As can be seen, the implementations match the model equations in the
original publications.  But the assumption is made that exchange is
slow and that the peak observed is that of the dominant population A
(pA > pB > pC) and that it has the chemical shift of state A.  And
that dw is positive.  In all cases:

     Wa = omega                  # Larmor frequency [s^-1].
     Wb = omega + dw             # Larmor frequency [s^-1].

This could clearly be improved if the user specifies if the exchange
is fast or slow.  The numeric R1rho model is different as it comes
directly from Nikolai and Martin's Matlab code, but the same
assumption is made:

     % we assume that A resonates at 0 [s^-1], without loss of generality
     dw=nu_0(k)*optpar(3)*2*pi;       % [s^-1]
     Wa=0*2*pi;                     % Larmor frequ. [s^-1]
     Wb=dw;                     % Larmor frequ. [s^-1]
     Wsl=offset*2*pi;               % Larmor frequ. of spin lock [s^-1]
     da=Wa-Wsl;                % offset of sl from A
     db=Wb-Wsl;                % offset of sl from B

In relax this is shifted so that Wa has the chemical shift observed in
the spectrum (omega) and Wb=omega+dw, the same as the Palmer models.
For the fast exchange models in relax, the rotating frame tilt angle
is calculated here:

http://www.nmr-relax.com/api/3.1/specific_analyses.relax_disp.disp_data-pysrc.html#return_offset_data

The key part, see line 2892, is that Delta_Omega is calculated as the
user input chemical shift minus the spin-lock offset (the carrier
frequency).

In Dmitry Korzhnev's cpmg_fit program, this correction factor is what
I think is called the PEAK_SHIFT definition (this hardcoded into the
source code).  He describes it as:

   #define PEAK_SHIFT /* If not commented, program performs correction
of the offset scale of R1r data assuming that zero offset was set
according to peak position in HSQC spectrum.  Offsets are corrected by
the calculated difference of peak shift with the frequency of the
major state (A). */

He has implemented the TP02 model (http://wiki.nmr-relax.com/TP02)
with the PEAK_SHIFT definition modifying the shifts with da, db -=
pB*kex^2*dw/(kex^2+dw^2):

   #ifdef PEAK_SHIFT  /* Correction of the offset scale */
   if(KEX==0 && DW==0)sh=0;
   else sh=(1-PA)*KEX*KEX*DW/(KEX*KEX+DW*DW);
   Ga = Ga-sh;
   Gb = Gb-sh;
   /* printf("%10.1f %g\n",OFF,(double)sh); */
   #endif

Note that there is no R20a - R20b factor.  For the numeric R1rho
model, Dmitry uses a different, more complicated definition which I
have not found in the literature yet, probably because it is in a
supplement somewhere (see the Rex3R1R() function in his clcrex.c
file).  These definitions are hardcoded for both fast and slow
exchange and all pA values.  I have compared some results with this
turned on and off at the end of the file
http://svn.gna.org/viewcvs/*checkout*/relax/trunk/test_suite/shared_data/dispersion/software_comparison?revision=HEAD.
  For these 2 examples, the differences are minimal and clearly below
the parameter errors you would expect from experimental noise.

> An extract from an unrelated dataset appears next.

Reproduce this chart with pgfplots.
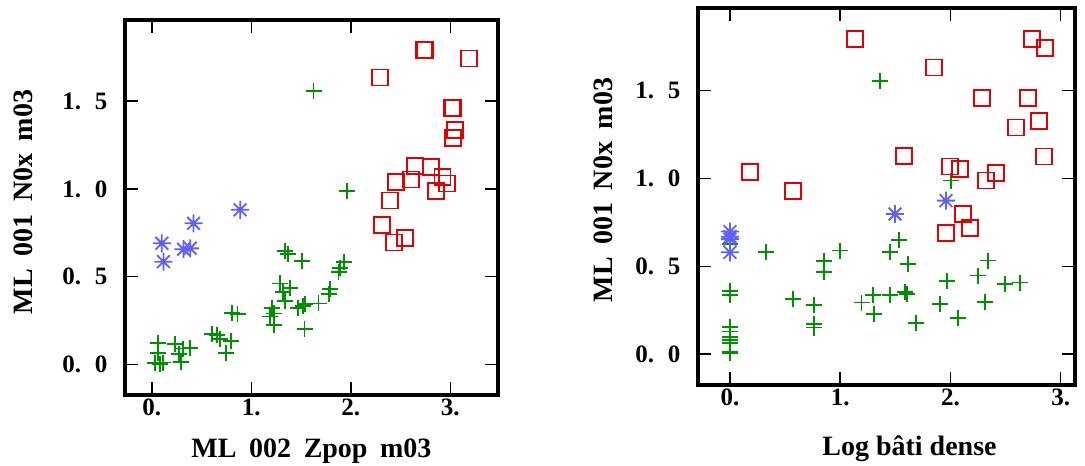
\documentclass[border=0pt]{standalone}
\usepackage{fontspec}
\setmainfont{Liberation Serif}
\usepackage{pgfplots}
\pgfplotsset{compat=1.18}
\definecolor{cred}{RGB}{228,0,0}
\definecolor{cgreen}{RGB}{0,145,0}
\definecolor{cblue}{RGB}{95,95,250}
\pgfdeclareplotmark{ast8}{%
  \pgfpathmoveto{\pgfpoint{0pt}{\pgfplotmarksize}}\pgfpathlineto{\pgfpoint{0pt}{-\pgfplotmarksize}}%
  \pgfpathmoveto{\pgfpoint{\pgfplotmarksize}{0pt}}\pgfpathlineto{\pgfpoint{-\pgfplotmarksize}{0pt}}%
  \pgfpathmoveto{\pgfpoint{0.7071\pgfplotmarksize}{0.7071\pgfplotmarksize}}\pgfpathlineto{\pgfpoint{-0.7071\pgfplotmarksize}{-0.7071\pgfplotmarksize}}%
  \pgfpathmoveto{\pgfpoint{0.7071\pgfplotmarksize}{-0.7071\pgfplotmarksize}}\pgfpathlineto{\pgfpoint{-0.7071\pgfplotmarksize}{0.7071\pgfplotmarksize}}%
  \pgfusepathqstroke}
\newcommand{\wsp}{\hspace{0.45em}}
\pgfplotsset{myax/.style={
  scale only axis, anchor=south west,
  axis line style={line width=4.8pt},
  tick align=inside, major tick length=13pt,
  tick style={line width=1.5pt,black},
  xtick={0,1,2,3}, xticklabels={\textbf{0.},\textbf{1.},\textbf{2.},\textbf{3.}},
  ytick={0,0.5,1,1.5},
  yticklabels={\textbf{0.\hspace{0.55em}0},\textbf{0.\hspace{0.55em}5},\textbf{1.\hspace{0.55em}0},\textbf{1.\hspace{0.55em}5}},
  ticklabel style={font=\fontsize{25}{27}\selectfont\bfseries},
  yticklabel style={xshift=-14pt},
  label style={font=\fontsize{28}{31}\selectfont\bfseries},
  gp/.style={only marks, mark=+, mark size=8pt, color=cgreen, line width=1.8pt},
  rs/.style={only marks, mark=square, mark size=8pt, color=cred, line width=1.8pt},
  bs/.style={only marks, mark=ast8, mark size=9pt, color=cblue, line width=1.8pt},
}}
\begin{document}
\begin{tikzpicture}
\useasboundingbox (0,0) rectangle (1085pt,466pt);
\begin{axis}[myax, at={(125pt,71pt)}, width=373pt, height=375pt,
  xmin=-0.27, xmax=3.48, ymin=-0.175, ymax=1.963,
  xlabel={ML\wsp 002\wsp Zpop\wsp m03},
  ylabel={ML\wsp 001\wsp N0x\wsp m03},
  xlabel style={at={(axis description cs:0.5,-0.168)}, anchor=base},
  ylabel style={at={(axis description cs:-0.247,0.515)}, anchor=base},
]
\addplot[gp] coordinates {
(1.626,1.557) (1.961,0.989) (1.341,0.647) (1.368,0.627) (1.509,0.590)
(1.934,0.581) (1.894,0.551) (1.877,0.524) (1.291,0.461) (1.391,0.437)
(1.317,0.414) (1.341,0.361) (1.787,0.429) (1.777,0.399) (1.676,0.347)
(1.542,0.342) (1.519,0.334) (1.468,0.319) (1.207,0.323) (1.224,0.290)
(1.190,0.272) (1.224,0.224) (0.805,0.294) (0.862,0.285) (1.535,0.201)
(0.603,0.171) (0.654,0.167) (0.687,0.144) (0.798,0.133) (0.748,0.063)
(0.06,0.12) (0.06,0.065) (0.03,0.006) (0.08,0.0) (0.11,0.01)
(0.23,0.115) (0.31,0.09) (0.29,0.015) (0.38,0.095) (0.27,0.06)
};
\addplot[rs] coordinates {
(2.73,1.794) (2.75,1.792) (3.185,1.743) (2.296,1.635) (3.02,1.462)
(3.03,1.460) (3.044,1.335) (3.027,1.291) (2.642,1.130) (2.810,1.126)
(2.608,1.054) (2.457,1.040) (2.923,1.069) (2.967,1.031) (2.860,0.987)
(2.397,0.934) (2.313,0.794) (2.541,0.718) (2.437,0.695)
};
\addplot[bs] coordinates {
(0.10,0.690) (0.117,0.585) (0.318,0.656) (0.385,0.661) (0.419,0.804) (0.888,0.881)
};
\end{axis}
\begin{axis}[myax, at={(698pt,81pt)}, width=377pt, height=377pt,
  xmin=-0.29, xmax=3.13, ymin=-0.175, ymax=1.97,
  xlabel={Log bâti dense},
  ylabel={ML\wsp 001\wsp N0x\wsp m03},
  xlabel style={at={(axis description cs:0.561,-0.186)}, anchor=base},
  ylabel style={at={(axis description cs:-0.228,0.517)}, anchor=base},
]
\addplot[gp] coordinates {
(1.361,1.555) (2.002,0.988) (1.536,0.650) (0.998,0.590) (0.327,0.580)
(1.452,0.580) (0.856,0.531) (1.618,0.512) (2.343,0.533) (0.856,0.467)
(1.966,0.417) (2.247,0.448) (2.631,0.408) (2.495,0.398) (0,0.362)
(0,0.337) (0.575,0.315) (1.300,0.338) (1.452,0.338) (1.588,0.353)
(1.603,0.341) (0.765,0.281) (1.194,0.294) (1.905,0.284) (2.313,0.296)
(1.306,0.228) (2.071,0.205) (1.687,0.176) (0.765,0.171) (0.765,0.152)
(0,0.157) (0,0.129) (0,0.100) (0,0.081) (0,0.063) (0,0.015) (0,0.006) (0,0.625)
};
\addplot[rs] coordinates {
(1.134,1.792) (2.737,1.792) (2.858,1.741) (1.851,1.631) (2.289,1.460)
(2.706,1.460) (2.806,1.329) (2.594,1.290) (1.578,1.130) (2.849,1.125)
(0.181,1.035) (1.996,1.068) (2.087,1.053) (2.413,1.030) (2.322,0.988)
(0.575,0.931) (2.117,0.797) (2.177,0.717) (1.960,0.692)
};
\addplot[bs] coordinates {
(0,0.698) (0,0.669) (0,0.655) (0,0.580) (1.497,0.798) (1.960,0.874)
};
\end{axis}
\end{tikzpicture}
\end{document}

I have not implemented this for the Palmer R1rho models, as Art
himself does not reference these correction factors.  And the
pB*kex^2*dw/(kex^2+dw^2) factor is only good for skewed populations
(pA >> pB) so it doesn't hold for the TAP03 and MP05 models
(http://wiki.nmr-relax.com/TAP03, http://wiki.nmr-relax.com/MP05)
which are valid for the non-skewed case and fast exchange.  I actually
have no idea how a non-skewed or fast exchange correction factor would
look like or if anything along those lines have ever been published.
Have I missed a fundamental paper on this subject?  Is there any
consensus on a general technique for correcting the observed chemical
shift valid for all pA, either for separate fast and slow exchange or
for all exchange regimes simultaneously?